Prof Pressey said measures other than saving are used to assess conservation progress, and these are often politically convenient: money invested, km2 protected areas established and the number of species contained in national parks. These measures can hide a lack of progress in real conservation.
“What do these measures actually tell us about saving?” he said. “Not much. Real progress in saving biodiversity is measured by how much loss we have avoided.”
While political, institutional and communication barriers are difficult to overcome, conservation measures need to be redefined. As an example, the study suggests the Aichi global Target 11 to increase protected areas to 17% of land and 10% of oceans hampers conservation. The target has instead motivated a race to increase coverage in the most expedient ways, both politically and economically.
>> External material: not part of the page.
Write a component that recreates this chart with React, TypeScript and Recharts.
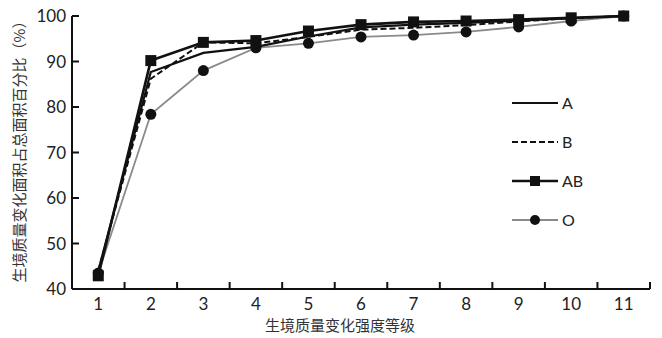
import React from 'react';
import { LineChart, Line, XAxis, YAxis, Label } from 'recharts';

const grades = [1, 2, 3, 4, 5, 6, 7, 8, 9, 10, 11];
const seriesA = [44, 87.7, 91.9, 93.2, 95.5, 97.5, 98.1, 98.5, 99.0, 99.5, 100];
const seriesB = [44, 86.2, 94.2, 94.0, 95.4, 97.0, 97.4, 98.0, 98.8, 99.5, 100];
const seriesAB = [42.9, 90.2, 94.2, 94.6, 96.7, 98.1, 98.7, 98.9, 99.2, 99.6, 100];
const seriesO = [43.5, 78.4, 88.0, 93.0, 94.0, 95.4, 95.8, 96.5, 97.6, 98.9, 100];
const yTicks = [40, 50, 60, 70, 80, 90, 100];
// labels on the grades, tick marks half way between them
const xTicks = [1, 1.5, 2, 2.5, 3, 3.5, 4, 4.5, 5, 5.5, 6, 6.5, 7, 7.5, 8, 8.5, 9, 9.5, 10, 10.5, 11, 11.5];
const xTitle = '生境质量变化强度等级';
const yTitle = '生境质量变化面积占总面积百分比（%）';

const data = grades.map((g, i) => ({
  grade: g,
  A: seriesA[i],
  B: seriesB[i],
  AB: seriesAB[i],
  O: seriesO[i],
}));

const font = "Lato, 'Open Sans', sans-serif";
const cjk = "'Noto Sans CJK SC', sans-serif";

const XTick = (props: any) => {
  const { x, y, payload } = props;
  const v = payload.value;
  const isLabel = Number.isInteger(v);
  return (
    <g>
      <line x1={x} x2={x} y1={y - 7} y2={y} stroke={isLabel ? 'none' : '#111'} strokeWidth={2} />
      <text x={x} y={y + 21} textAnchor="middle" fontSize={17} fontFamily={font} fill="#222">
        {isLabel ? String(v) : ''}
      </text>
    </g>
  );
};

const YTick = (props: any) => {
  const { x, y, payload } = props;
  return (
    <g>
      <line x1={x} x2={x + 7} y1={y} y2={y} stroke="#111" strokeWidth={2} />
      <text x={x - 6} y={y + 6} textAnchor="end" fontSize={17} fontFamily={font} fill="#222">
        {payload.value}
      </text>
    </g>
  );
};

const SquareDot = (props: any) => {
  const { cx, cy } = props;
  if (cx == null || cy == null) return <g />;
  return <rect x={cx - 5.5} y={cy - 5.5} width={11} height={11} fill="#111" />;
};

const CircleDot = (props: any) => {
  const { cx, cy } = props;
  if (cx == null || cy == null) return <g />;
  return <circle cx={cx} cy={cy} r={5.5} fill="#111" />;
};

const legendItems = [
  { name: 'A', stroke: '#111', width: 2, dash: undefined, marker: null },
  { name: 'B', stroke: '#111', width: 2, dash: '6 3', marker: null },
  { name: 'AB', stroke: '#111', width: 2.5, dash: undefined, marker: 'square' },
  { name: 'O', stroke: '#8a8a8a', width: 2, dash: undefined, marker: 'circle' },
];

const LegendBox = () => (
  <svg width={110} height={150} style={{ position: 'absolute', left: 510, top: 92 }}>
    {legendItems.map((it, i) => {
      const y = 11 + i * 39;
      return (
        <g key={it.name}>
          <line x1={2} x2={48} y1={y} y2={y} stroke={it.stroke} strokeWidth={it.width} strokeDasharray={it.dash} />
          {it.marker === 'square' && <rect x={20} y={y - 5} width={10} height={10} fill="#111" />}
          {it.marker === 'circle' && <circle cx={25} cy={y} r={5} fill="#111" />}
          <text x={52} y={y + 6} fontSize={16} fontFamily={font} fill="#222">
            {it.name}
          </text>
        </g>
      );
    })}
  </svg>
);

export default function App() {
  return (
    <div style={{ position: 'absolute', left: 0, top: 0, width: 662, height: 338 }}>
      <LineChart width={662} height={338} data={data} margin={{ top: 16, right: 12, left: 42, bottom: 0 }}>
        <XAxis
          dataKey="grade"
          type="number"
          domain={[0.5, 11.5]}
          ticks={xTicks}
          allowDataOverflow
          axisLine={{ stroke: '#111', strokeWidth: 2 }}
          tickLine={false}
          tickSize={0}
          tickMargin={0}
          tick={<XTick />}
          height={49}
          interval={0}
        >
          <Label
            content={() => (
              <text x={340} y={331} textAnchor="middle" fontSize={15} fontFamily={cjk} fill="#333">
                {xTitle}
              </text>
            )}
          />
        </XAxis>
        <YAxis
          domain={[40, 100]}
          ticks={yTicks}
          width={30}
          axisLine={{ stroke: '#111', strokeWidth: 2 }}
          tickLine={false}
          tickSize={0}
          tickMargin={0}
          tick={<YTick />}
        >
          <Label
            content={() => (
              <text
                x={18}
                y={148}
                transform="rotate(-90, 18, 148)"
                textAnchor="middle"
                dominantBaseline="central"
                fontSize={15}
                fontFamily={cjk}
                fill="#333"
              >
                {yTitle}
              </text>
            )}
          />
        </YAxis>
        <Line dataKey="O" stroke="#8a8a8a" strokeWidth={1.8} dot={<CircleDot />} isAnimationActive={false} />
        <Line dataKey="A" stroke="#111" strokeWidth={2.2} dot={false} isAnimationActive={false} />
        <Line dataKey="B" stroke="#111" strokeWidth={2} strokeDasharray="6 3" dot={false} isAnimationActive={false} />
        <Line dataKey="AB" stroke="#111" strokeWidth={2.6} dot={<SquareDot />} isAnimationActive={false} />
      </LineChart>
      <LegendBox />
    </div>
  );
}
Prof Pressey said there is a real risk that post-2020 targets will do the same unless they focus on avoiding loss.
“The future of nature conservation lies in identifying where science and policy can make the most difference — and then measuring, year by year, the difference made,” he said.
The study brought together a team of scientific and policy experts from across Australia, Austria, and the USA. Their results will contribute to ongoing global discussions about the post-2020 global biodiversity framework.
“Better science is needed to demonstrate that we can predict where, when, and how we can most effectively save biodiversity,” Prof Pressey said.
“And global policy makers need to revise their expectations and targets to address conservation impact, or avoided loss.”
He said saving biodiversity means developing global guidance for all jurisdictions to implement local interventions.
“With this, we can achieve smarter and more meaningful conservation targets that go beyond the extent of the area being protected.”